THE DATA:
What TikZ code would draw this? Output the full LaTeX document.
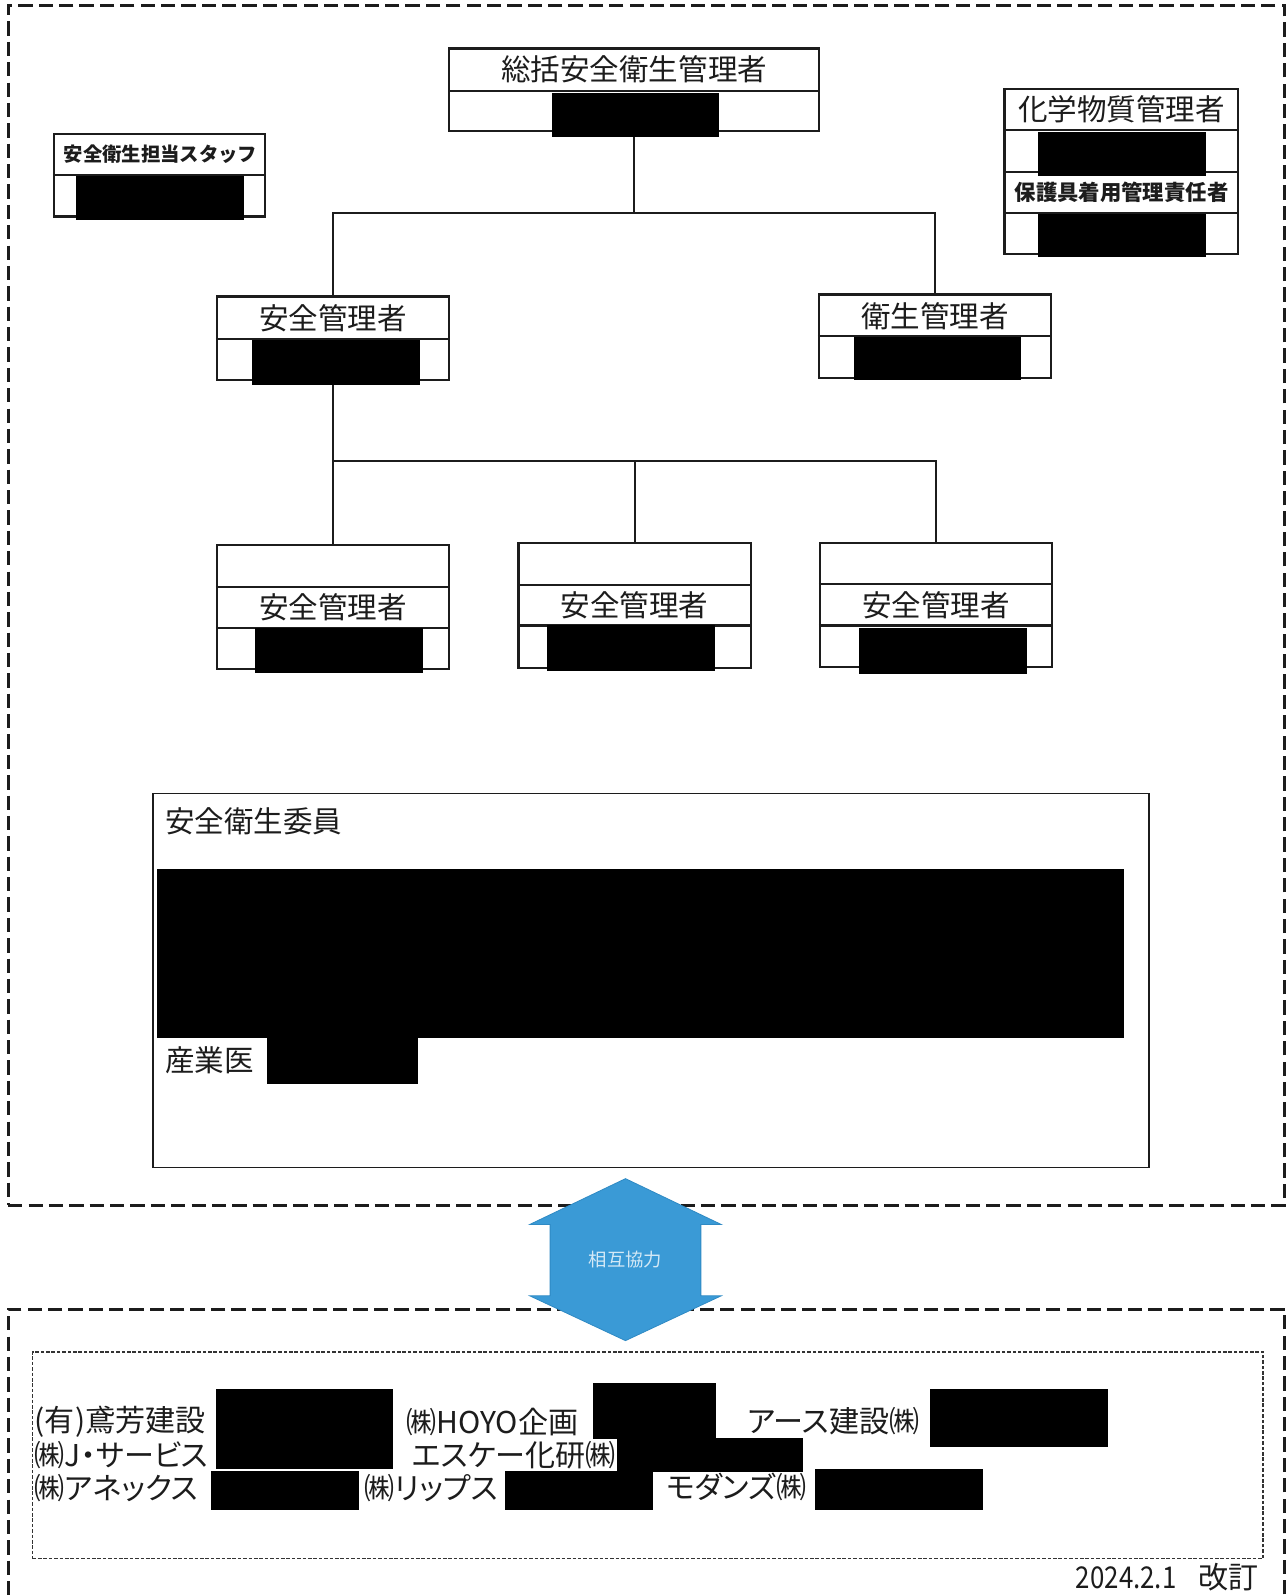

==

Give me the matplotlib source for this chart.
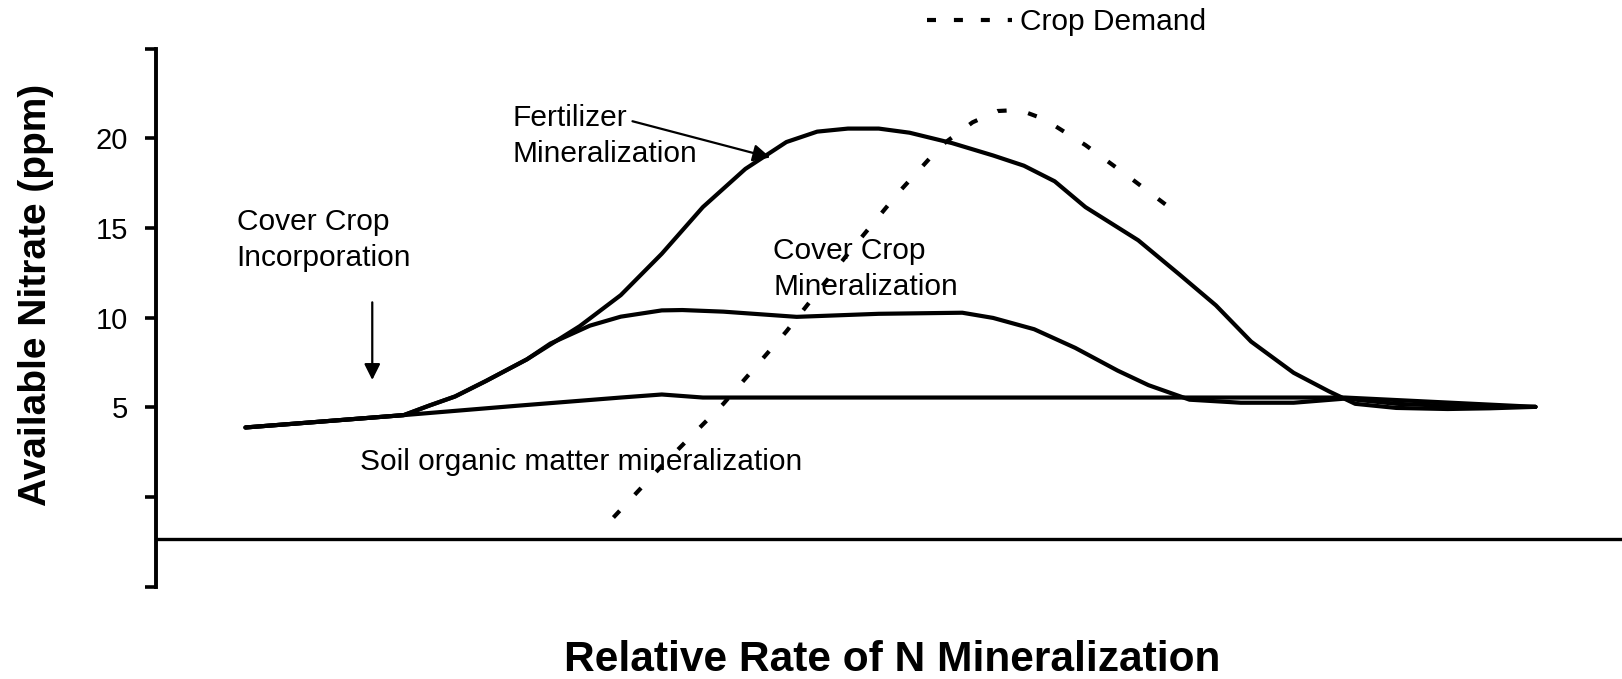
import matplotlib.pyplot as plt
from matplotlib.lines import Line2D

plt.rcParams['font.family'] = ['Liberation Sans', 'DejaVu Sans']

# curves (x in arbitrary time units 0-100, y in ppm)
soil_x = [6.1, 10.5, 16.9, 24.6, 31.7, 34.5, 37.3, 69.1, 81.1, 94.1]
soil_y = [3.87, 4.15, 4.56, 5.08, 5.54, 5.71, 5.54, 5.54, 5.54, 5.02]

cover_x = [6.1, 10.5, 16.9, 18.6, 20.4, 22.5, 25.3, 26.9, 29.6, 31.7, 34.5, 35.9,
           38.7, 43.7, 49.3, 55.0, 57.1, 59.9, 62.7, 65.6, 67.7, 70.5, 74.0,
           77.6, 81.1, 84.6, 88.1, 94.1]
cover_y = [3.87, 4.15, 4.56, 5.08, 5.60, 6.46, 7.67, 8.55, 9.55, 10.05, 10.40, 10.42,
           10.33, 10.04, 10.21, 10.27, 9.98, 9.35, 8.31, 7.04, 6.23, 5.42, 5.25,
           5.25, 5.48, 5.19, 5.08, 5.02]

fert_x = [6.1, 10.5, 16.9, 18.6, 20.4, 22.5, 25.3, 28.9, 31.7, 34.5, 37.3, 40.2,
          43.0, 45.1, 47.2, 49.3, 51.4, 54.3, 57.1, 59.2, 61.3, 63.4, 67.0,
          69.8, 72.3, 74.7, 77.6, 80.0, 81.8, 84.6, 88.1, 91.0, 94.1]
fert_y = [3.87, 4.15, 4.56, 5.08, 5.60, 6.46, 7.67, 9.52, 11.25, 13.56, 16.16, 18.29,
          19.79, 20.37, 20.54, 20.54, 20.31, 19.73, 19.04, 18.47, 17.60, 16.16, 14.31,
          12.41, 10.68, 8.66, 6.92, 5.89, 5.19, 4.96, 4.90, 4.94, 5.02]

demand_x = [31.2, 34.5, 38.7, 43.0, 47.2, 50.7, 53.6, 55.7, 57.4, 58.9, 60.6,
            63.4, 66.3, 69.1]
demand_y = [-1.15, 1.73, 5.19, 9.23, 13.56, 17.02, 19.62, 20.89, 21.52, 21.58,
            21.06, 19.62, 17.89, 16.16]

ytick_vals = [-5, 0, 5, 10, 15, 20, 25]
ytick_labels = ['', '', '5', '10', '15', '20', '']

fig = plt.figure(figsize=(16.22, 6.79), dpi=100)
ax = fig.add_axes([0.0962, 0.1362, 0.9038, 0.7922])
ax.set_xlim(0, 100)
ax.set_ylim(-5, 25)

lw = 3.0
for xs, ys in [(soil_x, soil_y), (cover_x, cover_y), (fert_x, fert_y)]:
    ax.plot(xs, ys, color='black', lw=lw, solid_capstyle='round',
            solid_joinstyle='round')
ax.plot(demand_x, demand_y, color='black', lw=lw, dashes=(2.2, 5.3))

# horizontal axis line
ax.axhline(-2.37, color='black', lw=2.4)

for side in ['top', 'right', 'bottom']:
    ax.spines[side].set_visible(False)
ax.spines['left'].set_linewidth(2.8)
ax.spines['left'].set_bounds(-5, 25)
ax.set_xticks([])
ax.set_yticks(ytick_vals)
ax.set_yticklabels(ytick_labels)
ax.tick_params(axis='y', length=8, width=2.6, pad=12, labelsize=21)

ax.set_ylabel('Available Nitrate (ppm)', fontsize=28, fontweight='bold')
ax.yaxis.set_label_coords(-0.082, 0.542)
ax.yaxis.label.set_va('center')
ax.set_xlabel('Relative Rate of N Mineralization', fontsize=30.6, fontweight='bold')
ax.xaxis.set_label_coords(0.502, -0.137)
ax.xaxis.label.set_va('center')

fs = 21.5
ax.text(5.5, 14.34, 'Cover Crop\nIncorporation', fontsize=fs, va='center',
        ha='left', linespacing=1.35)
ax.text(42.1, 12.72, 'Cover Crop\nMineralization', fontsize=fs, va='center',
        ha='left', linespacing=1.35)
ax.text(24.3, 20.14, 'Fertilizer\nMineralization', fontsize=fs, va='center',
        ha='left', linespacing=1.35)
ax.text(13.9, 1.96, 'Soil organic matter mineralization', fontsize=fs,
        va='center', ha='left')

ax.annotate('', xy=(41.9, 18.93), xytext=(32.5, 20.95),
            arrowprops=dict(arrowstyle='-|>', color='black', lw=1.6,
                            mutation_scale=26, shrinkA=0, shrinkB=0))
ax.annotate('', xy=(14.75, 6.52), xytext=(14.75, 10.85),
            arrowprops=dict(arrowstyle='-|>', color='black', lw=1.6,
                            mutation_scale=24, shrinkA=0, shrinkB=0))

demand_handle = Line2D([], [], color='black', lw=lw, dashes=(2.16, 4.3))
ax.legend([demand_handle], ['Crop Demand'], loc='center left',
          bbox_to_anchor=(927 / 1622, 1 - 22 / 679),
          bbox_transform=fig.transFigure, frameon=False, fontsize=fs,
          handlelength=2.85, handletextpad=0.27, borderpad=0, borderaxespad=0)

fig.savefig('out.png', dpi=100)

BRIEF: Begin at the line containing "Give me the matplotlib source for this chart.", end at the line containing "12.41, 10.68, 8.66, 6.92, 5.89, 5.19, 4.96, 4.90, 4.94, 5.02]", and copy those lines word for word, both included. Skip pictures.

RESPONSE TO THIS EXERCISE:
Give me the matplotlib source for this chart.
import matplotlib.pyplot as plt
from matplotlib.lines import Line2D

plt.rcParams['font.family'] = ['Liberation Sans', 'DejaVu Sans']

# curves (x in arbitrary time units 0-100, y in ppm)
soil_x = [6.1, 10.5, 16.9, 24.6, 31.7, 34.5, 37.3, 69.1, 81.1, 94.1]
soil_y = [3.87, 4.15, 4.56, 5.08, 5.54, 5.71, 5.54, 5.54, 5.54, 5.02]

cover_x = [6.1, 10.5, 16.9, 18.6, 20.4, 22.5, 25.3, 26.9, 29.6, 31.7, 34.5, 35.9,
           38.7, 43.7, 49.3, 55.0, 57.1, 59.9, 62.7, 65.6, 67.7, 70.5, 74.0,
           77.6, 81.1, 84.6, 88.1, 94.1]
cover_y = [3.87, 4.15, 4.56, 5.08, 5.60, 6.46, 7.67, 8.55, 9.55, 10.05, 10.40, 10.42,
           10.33, 10.04, 10.21, 10.27, 9.98, 9.35, 8.31, 7.04, 6.23, 5.42, 5.25,
           5.25, 5.48, 5.19, 5.08, 5.02]

fert_x = [6.1, 10.5, 16.9, 18.6, 20.4, 22.5, 25.3, 28.9, 31.7, 34.5, 37.3, 40.2,
          43.0, 45.1, 47.2, 49.3, 51.4, 54.3, 57.1, 59.2, 61.3, 63.4, 67.0,
          69.8, 72.3, 74.7, 77.6, 80.0, 81.8, 84.6, 88.1, 91.0, 94.1]
fert_y = [3.87, 4.15, 4.56, 5.08, 5.60, 6.46, 7.67, 9.52, 11.25, 13.56, 16.16, 18.29,
          19.79, 20.37, 20.54, 20.54, 20.31, 19.73, 19.04, 18.47, 17.60, 16.16, 14.31,
          12.41, 10.68, 8.66, 6.92, 5.89, 5.19, 4.96, 4.90, 4.94, 5.02]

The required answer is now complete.